Correlation effect of the doped Kondo insulator described on the basis of the periodic Anderson model

Abstract

We study the periodic Anderson model away from half filling in the framework of self-consistent second-order perturbation theory. The carrier concentration dependence of the density of states spectrum, spin and charge susceptibilities, and magnetization process is systematically investigated. We find that the coefficient $\ensuremath{\gamma}$ of the linear-in-$T$ specific heat and the spin susceptibility ${\ensuremath{\chi}}_{\mathrm{s}}(T)$ at $T=0$ decrease as the carrier concentration decreases near half filling, while $\ensuremath{\gamma}$ and ${\ensuremath{\chi}}_{\mathrm{s}}(T=0)$ themselves are strongly enhanced by the Coulomb interaction.

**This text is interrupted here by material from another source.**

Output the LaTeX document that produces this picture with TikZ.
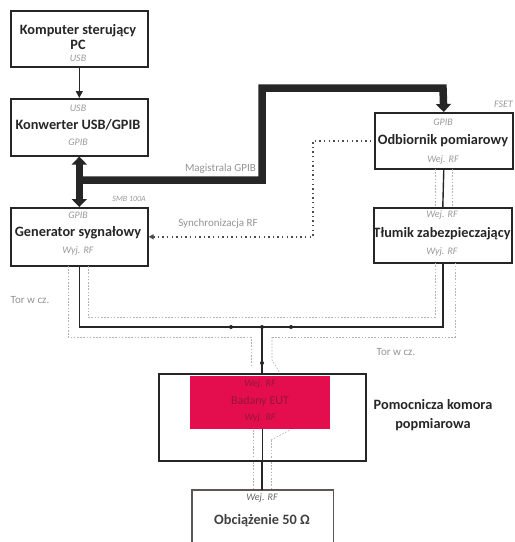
\documentclass[tikz,border=0pt]{standalone}
\usepackage{fontspec}
\setmainfont{Carlito}
\usetikzlibrary{arrows.meta}
\definecolor{dutred}{RGB}{228,14,78}
\definecolor{duttext}{RGB}{150,20,55}
\definecolor{loadframe}{RGB}{95,85,85}
\begin{document}
\begin{tikzpicture}[x=1pt,y=-1pt,
  box/.style={draw=black!85, line width=1.6pt, minimum width=137pt, minimum height=56pt, anchor=north west, inner sep=0pt},
  title/.style={font=\bfseries\fontsize{14.3}{16}\selectfont, text=black!85, inner sep=0pt},
  port/.style={font=\itshape\fontsize{10}{11}\selectfont, text=gray!80, inner sep=0pt},
  note/.style={font=\fontsize{11}{12}\selectfont, text=gray!85, inner sep=0pt},
  bus/.style={line width=7.5pt, draw=black!85},
  cable/.style={line width=1.4pt, draw=black!85},
  shield/.style={draw=gray!60, line width=0.7pt, dash pattern=on 1.6pt off 1.6pt},
  sync/.style={draw=black!70, line width=1.4pt, dash pattern=on 1.4pt off 3.2pt},
  dot/.style={circle, fill=black!85, inner sep=0pt, minimum size=4pt}]
\useasboundingbox (0,0) rectangle (515,542);

% boxes
\node[box] (pc) at (10,10) {};
\node[title] (pct1) at (78,31) {Komputer sterujący};
\node[title] (pct2) at (78,45) {PC};
\node[port] (pcu) at (78,58) {USB};

\node[box, minimum height=57pt] (conv) at (10,98) {};
\node[port] (convu) at (78,108) {USB};
\node[title] (convt) at (78,125) {Konwerter USB/GPIB};
\node[port] (convg) at (78,142) {GPIB};

\node[box, minimum height=58pt] (gen) at (10,207) {};
\node[port] (geng) at (78,215) {GPIB};
\node[title] (gent) at (78,233) {Generator sygnałowy};
\node[port] (genw) at (78,251) {Wyj. RF};
\node[port, anchor=east, font=\itshape\fontsize{8}{9}\selectfont] (smb) at (146,199) {SMB 100A};

\node[box, minimum width=138pt] (odb) at (374,112) {};
\node[port] (odbg) at (443,122) {GPIB};
\node[title] (odbt) at (443,141) {Odbiornik pomiarowy};
\node[port] (odbw) at (443,160) {Wej. RF};
\node[port, anchor=east] (fset) at (513,104) {FSET};

\node[box, minimum width=138pt, minimum height=55pt] (tl) at (373,207) {};
\node[port] (tlw) at (442,215) {Wej. RF};
\node[title] (tlt) at (442,234) {Tłumik zabezpieczający};
\node[port] (tly) at (442,252) {Wyj. RF};

% chamber and DUT
\node[draw=black!85, line width=2.2pt, minimum width=207pt, minimum height=87pt, anchor=north west, inner sep=0pt] (ch) at (158,373) {};
\node[fill=dutred, minimum width=140pt, minimum height=53pt, anchor=north west, inner sep=0pt] (dut) at (190,376) {};
\node[port, text=duttext] (dutw) at (260,384) {Wej. RF};
\node[note, text=duttext, font=\fontsize{12}{13}\selectfont] (dutt) at (260,401) {Badany EUT};
\node[port, text=duttext] (duty) at (260,418) {Wyj. RF};
\node[title] (cht1) at (433,405) {Pomocnicza komora};
\node[title] (cht2) at (433,425) {popmiarowa};

% load
\node[minimum width=141pt, minimum height=60pt, anchor=north west, inner sep=0pt] (load) at (192,490) {};
\draw[draw=loadframe, line width=1.4pt] (load.south west) -- (load.north west) -- (load.north east) -- (load.south east);
\node[port, text=black!60] (loadw) at (262,498) {Wej. RF};
\node[title, text=black!75] (loadt) at (262,521) {Obciążenie 50 Ω};

% PC -> converter
\draw[line width=1.2pt, draw=black!85, -{Triangle[length=7pt,width=7pt]}] (pc.south) -- (conv.north);

% GPIB bus
\coordinate (j1) at (78.5,180);
\coordinate (c1) at (262,180);
\coordinate (c2) at (262,88);
\coordinate (c3) at (443,88);
\draw[bus, {Triangle[length=8pt,width=15pt]}-{Triangle[length=8pt,width=15pt]}] (conv.south) -- (gen.north);
\draw[bus, line join=miter, -{Triangle[length=8pt,width=15pt]}] (j1) -- (c1) -- (c2) -- (c3) -- (odb.north);
\node[note, anchor=east] (mag) at (256,169) {Magistrala GPIB};

% synchronisation
\coordinate (s) at (313,0);
\draw[sync, {Triangle[length=5pt,width=5pt]}-] (gen.east) -- (gen.east -| s) |- (odb.west);
\node[note] (syn) at (218,224) {Synchronizacja RF};

% RF cables
\coordinate (yb) at (0,327);
\coordinate (jl) at (231,327);
\coordinate (jm) at (262,327);
\coordinate (jr) at (291,327);
\coordinate (jd) at (262,363);
\draw[cable] (odb.south) -- (tl.north);
\draw[cable] (tl.south) -- (tl.south |- yb) -- (gen.south |- yb) -- (gen.south);
\draw[cable] (jm) -- (jd) -- (ch.north -| jm);
\draw[cable] (ch.south -| jm) -- (load.north -| jm);
\draw[cable, line width=0.8pt] (dut.south -| jm) -- (ch.south -| jm);
\node[dot] (dl) at (jl) {};
\node[dot] (dm) at (jm) {};
\node[dot] (dr) at (jr) {};
\node[dot] (dd) at (jd) {};

% shields
\draw[shield] (68,266) -- (68,337) -- (251,337) -- (251,365);
\draw[shield] (272,337) -- (455,337) -- (455,263);
\draw[shield] (272,337) -- (272,360) -- (280,373);
\draw[shield] (88,266) -- (88,317) -- (435,317) -- (435,263);
\draw[shield] (435,169) -- (435,206);
\draw[shield] (452,169) -- (452,206);
\draw[shield] (253,430) -- (253,458);
\draw[shield] (271,440) -- (271,458);
\draw[shield] (271,440) -- (290,430);
\draw[shield] (253,462) -- (253,489);
\draw[shield] (271,462) -- (271,489);
\node[note] (tor1) at (30,300) {Tor w cz.};
\node[note] (tor2) at (396,352) {Tor w cz.};
\end{tikzpicture}
\end{document}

In the temperature dependence of the spin susceptibility and the magnetic-field dependence of the magnetization, it is found that the characteristic energy that corresponds to the hybridization gap appearing at half filling is observed even away from half filling, and another characteristic energy appears in the system with finite doping. Although there are apparently two distinguishable energy scales away from half filling, it is shown that they are related by the Fermi liquid parameter and both are nothing but energy scales that characterize quasiparticles constructed in the renormalized hybridization band.